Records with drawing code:
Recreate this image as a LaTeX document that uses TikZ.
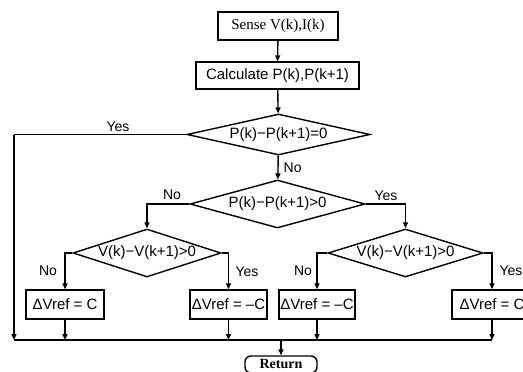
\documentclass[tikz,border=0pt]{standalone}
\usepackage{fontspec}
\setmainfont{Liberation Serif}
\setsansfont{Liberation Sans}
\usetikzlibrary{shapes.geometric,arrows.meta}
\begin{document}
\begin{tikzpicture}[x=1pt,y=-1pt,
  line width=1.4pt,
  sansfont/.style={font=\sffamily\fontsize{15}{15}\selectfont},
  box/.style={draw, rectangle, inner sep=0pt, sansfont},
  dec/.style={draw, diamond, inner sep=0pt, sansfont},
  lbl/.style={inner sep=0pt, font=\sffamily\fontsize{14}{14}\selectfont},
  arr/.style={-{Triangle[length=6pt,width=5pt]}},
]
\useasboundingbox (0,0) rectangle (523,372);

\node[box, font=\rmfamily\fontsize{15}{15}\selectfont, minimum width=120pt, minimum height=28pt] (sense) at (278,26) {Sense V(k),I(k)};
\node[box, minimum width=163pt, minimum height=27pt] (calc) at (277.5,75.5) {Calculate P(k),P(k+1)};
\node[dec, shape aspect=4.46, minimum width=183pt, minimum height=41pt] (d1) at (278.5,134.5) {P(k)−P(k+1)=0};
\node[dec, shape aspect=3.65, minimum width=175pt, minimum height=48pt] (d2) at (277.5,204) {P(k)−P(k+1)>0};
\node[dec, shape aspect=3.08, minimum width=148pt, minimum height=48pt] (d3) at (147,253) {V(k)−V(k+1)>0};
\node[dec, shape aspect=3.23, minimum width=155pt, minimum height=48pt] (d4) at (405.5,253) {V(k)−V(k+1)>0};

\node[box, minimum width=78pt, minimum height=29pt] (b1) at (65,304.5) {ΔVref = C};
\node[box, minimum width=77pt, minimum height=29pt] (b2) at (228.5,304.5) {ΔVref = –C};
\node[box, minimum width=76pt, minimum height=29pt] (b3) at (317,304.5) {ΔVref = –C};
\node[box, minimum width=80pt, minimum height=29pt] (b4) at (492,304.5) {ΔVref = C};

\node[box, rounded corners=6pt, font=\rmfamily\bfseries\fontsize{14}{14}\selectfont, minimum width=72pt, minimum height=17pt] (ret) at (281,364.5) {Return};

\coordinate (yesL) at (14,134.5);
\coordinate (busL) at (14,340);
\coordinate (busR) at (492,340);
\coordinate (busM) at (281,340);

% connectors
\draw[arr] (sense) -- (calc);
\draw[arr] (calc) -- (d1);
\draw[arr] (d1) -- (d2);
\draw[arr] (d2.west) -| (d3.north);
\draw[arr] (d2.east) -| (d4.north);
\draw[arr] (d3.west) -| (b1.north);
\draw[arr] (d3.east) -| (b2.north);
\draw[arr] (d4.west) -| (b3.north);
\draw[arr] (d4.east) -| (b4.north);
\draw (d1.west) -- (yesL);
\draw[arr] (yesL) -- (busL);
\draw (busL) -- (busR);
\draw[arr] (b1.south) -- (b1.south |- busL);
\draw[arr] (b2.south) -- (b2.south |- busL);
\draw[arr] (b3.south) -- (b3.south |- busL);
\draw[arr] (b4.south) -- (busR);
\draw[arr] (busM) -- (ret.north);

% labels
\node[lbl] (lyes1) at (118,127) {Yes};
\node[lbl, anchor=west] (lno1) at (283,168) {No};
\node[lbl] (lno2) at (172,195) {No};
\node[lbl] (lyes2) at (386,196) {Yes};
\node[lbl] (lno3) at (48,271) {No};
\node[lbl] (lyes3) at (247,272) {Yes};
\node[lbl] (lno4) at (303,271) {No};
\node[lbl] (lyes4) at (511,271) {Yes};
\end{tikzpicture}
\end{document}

==

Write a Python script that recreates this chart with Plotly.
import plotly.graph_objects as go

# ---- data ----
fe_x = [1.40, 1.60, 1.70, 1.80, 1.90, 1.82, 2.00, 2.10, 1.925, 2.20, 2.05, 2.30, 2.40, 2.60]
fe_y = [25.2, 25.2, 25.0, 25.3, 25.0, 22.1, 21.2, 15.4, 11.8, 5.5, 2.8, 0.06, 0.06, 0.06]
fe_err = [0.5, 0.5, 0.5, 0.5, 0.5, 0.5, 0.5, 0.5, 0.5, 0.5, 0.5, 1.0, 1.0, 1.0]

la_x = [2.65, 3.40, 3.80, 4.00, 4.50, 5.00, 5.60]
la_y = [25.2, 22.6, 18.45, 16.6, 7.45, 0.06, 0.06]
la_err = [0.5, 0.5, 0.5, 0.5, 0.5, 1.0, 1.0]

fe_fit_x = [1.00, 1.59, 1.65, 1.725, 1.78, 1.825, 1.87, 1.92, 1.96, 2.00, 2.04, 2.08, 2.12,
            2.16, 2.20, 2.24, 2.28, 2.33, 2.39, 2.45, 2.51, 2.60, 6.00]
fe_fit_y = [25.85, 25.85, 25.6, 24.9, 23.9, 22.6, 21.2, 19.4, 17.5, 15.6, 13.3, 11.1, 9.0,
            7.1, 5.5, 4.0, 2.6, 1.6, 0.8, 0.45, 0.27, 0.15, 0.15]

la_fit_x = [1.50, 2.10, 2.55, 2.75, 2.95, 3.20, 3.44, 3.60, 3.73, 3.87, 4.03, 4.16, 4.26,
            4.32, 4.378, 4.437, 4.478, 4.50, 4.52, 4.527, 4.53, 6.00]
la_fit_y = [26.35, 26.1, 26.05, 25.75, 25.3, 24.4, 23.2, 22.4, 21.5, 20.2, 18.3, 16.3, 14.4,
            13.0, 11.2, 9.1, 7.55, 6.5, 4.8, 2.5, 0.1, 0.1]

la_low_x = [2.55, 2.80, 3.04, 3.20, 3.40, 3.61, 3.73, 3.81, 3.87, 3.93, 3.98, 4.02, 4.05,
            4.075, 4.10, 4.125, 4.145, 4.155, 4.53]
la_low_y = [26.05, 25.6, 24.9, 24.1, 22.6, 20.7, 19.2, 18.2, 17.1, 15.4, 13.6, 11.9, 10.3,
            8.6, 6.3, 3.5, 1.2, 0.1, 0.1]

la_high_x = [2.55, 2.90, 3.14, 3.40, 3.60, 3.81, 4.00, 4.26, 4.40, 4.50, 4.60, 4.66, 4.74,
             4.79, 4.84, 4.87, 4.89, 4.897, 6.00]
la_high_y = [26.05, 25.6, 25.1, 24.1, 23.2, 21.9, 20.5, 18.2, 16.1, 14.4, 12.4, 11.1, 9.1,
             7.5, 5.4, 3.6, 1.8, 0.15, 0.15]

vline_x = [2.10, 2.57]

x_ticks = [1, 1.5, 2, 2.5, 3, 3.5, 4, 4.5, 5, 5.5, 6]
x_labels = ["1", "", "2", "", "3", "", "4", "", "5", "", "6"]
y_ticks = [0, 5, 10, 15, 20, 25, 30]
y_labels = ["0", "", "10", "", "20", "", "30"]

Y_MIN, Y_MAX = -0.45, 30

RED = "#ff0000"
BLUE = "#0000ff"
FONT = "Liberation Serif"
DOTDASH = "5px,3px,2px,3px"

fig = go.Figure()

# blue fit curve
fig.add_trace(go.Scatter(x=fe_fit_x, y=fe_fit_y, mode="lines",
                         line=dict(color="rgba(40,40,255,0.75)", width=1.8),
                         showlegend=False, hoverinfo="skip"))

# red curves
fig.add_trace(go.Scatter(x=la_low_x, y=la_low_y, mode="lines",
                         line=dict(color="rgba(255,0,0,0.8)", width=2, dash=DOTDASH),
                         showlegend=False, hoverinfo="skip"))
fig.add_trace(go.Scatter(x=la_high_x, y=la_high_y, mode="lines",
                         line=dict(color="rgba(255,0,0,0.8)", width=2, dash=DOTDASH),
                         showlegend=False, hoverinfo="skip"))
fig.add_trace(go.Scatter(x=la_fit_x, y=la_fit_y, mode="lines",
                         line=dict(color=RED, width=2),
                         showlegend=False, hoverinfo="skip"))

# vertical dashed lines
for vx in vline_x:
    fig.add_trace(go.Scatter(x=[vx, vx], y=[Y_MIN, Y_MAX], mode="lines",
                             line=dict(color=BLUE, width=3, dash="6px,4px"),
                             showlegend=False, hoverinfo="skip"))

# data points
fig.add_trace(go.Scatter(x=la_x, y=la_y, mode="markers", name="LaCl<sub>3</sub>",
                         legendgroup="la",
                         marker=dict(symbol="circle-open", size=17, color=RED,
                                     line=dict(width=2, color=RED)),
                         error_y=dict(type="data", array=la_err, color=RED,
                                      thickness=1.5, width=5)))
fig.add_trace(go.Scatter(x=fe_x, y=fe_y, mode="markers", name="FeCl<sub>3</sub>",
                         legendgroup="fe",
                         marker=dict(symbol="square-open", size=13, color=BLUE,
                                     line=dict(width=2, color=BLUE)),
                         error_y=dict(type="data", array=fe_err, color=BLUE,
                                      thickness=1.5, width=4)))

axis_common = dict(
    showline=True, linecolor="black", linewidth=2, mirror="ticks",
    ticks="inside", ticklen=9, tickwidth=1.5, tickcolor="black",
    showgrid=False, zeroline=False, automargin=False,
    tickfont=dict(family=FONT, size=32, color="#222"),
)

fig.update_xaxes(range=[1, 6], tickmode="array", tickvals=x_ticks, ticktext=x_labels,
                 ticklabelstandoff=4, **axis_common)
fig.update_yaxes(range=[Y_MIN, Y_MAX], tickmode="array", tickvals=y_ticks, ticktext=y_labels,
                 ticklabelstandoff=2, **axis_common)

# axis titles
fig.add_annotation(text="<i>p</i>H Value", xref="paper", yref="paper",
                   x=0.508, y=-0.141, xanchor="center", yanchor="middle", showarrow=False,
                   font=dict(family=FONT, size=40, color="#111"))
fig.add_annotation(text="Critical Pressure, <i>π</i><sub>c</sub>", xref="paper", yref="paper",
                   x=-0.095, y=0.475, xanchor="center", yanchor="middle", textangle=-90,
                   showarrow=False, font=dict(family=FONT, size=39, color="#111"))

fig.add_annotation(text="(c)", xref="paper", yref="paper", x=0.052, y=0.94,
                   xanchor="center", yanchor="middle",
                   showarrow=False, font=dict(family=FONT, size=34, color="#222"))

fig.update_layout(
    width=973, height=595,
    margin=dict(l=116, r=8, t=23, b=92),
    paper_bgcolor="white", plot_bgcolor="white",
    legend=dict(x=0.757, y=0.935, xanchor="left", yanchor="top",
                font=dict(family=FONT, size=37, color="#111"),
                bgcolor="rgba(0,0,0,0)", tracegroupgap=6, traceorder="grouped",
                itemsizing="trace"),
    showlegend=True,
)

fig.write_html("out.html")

Short exercise:
Transcribe precisely the lines between the one that contains "Write a Python" and the one that contains "vline_x = [2.10, 2.57]", counting those two lines as part of the range.

Task response:
Write a Python script that recreates this chart with Plotly.
import plotly.graph_objects as go

# ---- data ----
fe_x = [1.40, 1.60, 1.70, 1.80, 1.90, 1.82, 2.00, 2.10, 1.925, 2.20, 2.05, 2.30, 2.40, 2.60]
fe_y = [25.2, 25.2, 25.0, 25.3, 25.0, 22.1, 21.2, 15.4, 11.8, 5.5, 2.8, 0.06, 0.06, 0.06]
fe_err = [0.5, 0.5, 0.5, 0.5, 0.5, 0.5, 0.5, 0.5, 0.5, 0.5, 0.5, 1.0, 1.0, 1.0]

la_x = [2.65, 3.40, 3.80, 4.00, 4.50, 5.00, 5.60]
la_y = [25.2, 22.6, 18.45, 16.6, 7.45, 0.06, 0.06]
la_err = [0.5, 0.5, 0.5, 0.5, 0.5, 1.0, 1.0]

fe_fit_x = [1.00, 1.59, 1.65, 1.725, 1.78, 1.825, 1.87, 1.92, 1.96, 2.00, 2.04, 2.08, 2.12,
            2.16, 2.20, 2.24, 2.28, 2.33, 2.39, 2.45, 2.51, 2.60, 6.00]
fe_fit_y = [25.85, 25.85, 25.6, 24.9, 23.9, 22.6, 21.2, 19.4, 17.5, 15.6, 13.3, 11.1, 9.0,
            7.1, 5.5, 4.0, 2.6, 1.6, 0.8, 0.45, 0.27, 0.15, 0.15]

la_fit_x = [1.50, 2.10, 2.55, 2.75, 2.95, 3.20, 3.44, 3.60, 3.73, 3.87, 4.03, 4.16, 4.26,
            4.32, 4.378, 4.437, 4.478, 4.50, 4.52, 4.527, 4.53, 6.00]
la_fit_y = [26.35, 26.1, 26.05, 25.75, 25.3, 24.4, 23.2, 22.4, 21.5, 20.2, 18.3, 16.3, 14.4,
            13.0, 11.2, 9.1, 7.55, 6.5, 4.8, 2.5, 0.1, 0.1]

la_low_x = [2.55, 2.80, 3.04, 3.20, 3.40, 3.61, 3.73, 3.81, 3.87, 3.93, 3.98, 4.02, 4.05,
            4.075, 4.10, 4.125, 4.145, 4.155, 4.53]
la_low_y = [26.05, 25.6, 24.9, 24.1, 22.6, 20.7, 19.2, 18.2, 17.1, 15.4, 13.6, 11.9, 10.3,
            8.6, 6.3, 3.5, 1.2, 0.1, 0.1]

la_high_x = [2.55, 2.90, 3.14, 3.40, 3.60, 3.81, 4.00, 4.26, 4.40, 4.50, 4.60, 4.66, 4.74,
             4.79, 4.84, 4.87, 4.89, 4.897, 6.00]
la_high_y = [26.05, 25.6, 25.1, 24.1, 23.2, 21.9, 20.5, 18.2, 16.1, 14.4, 12.4, 11.1, 9.1,
             7.5, 5.4, 3.6, 1.8, 0.15, 0.15]

vline_x = [2.10, 2.57]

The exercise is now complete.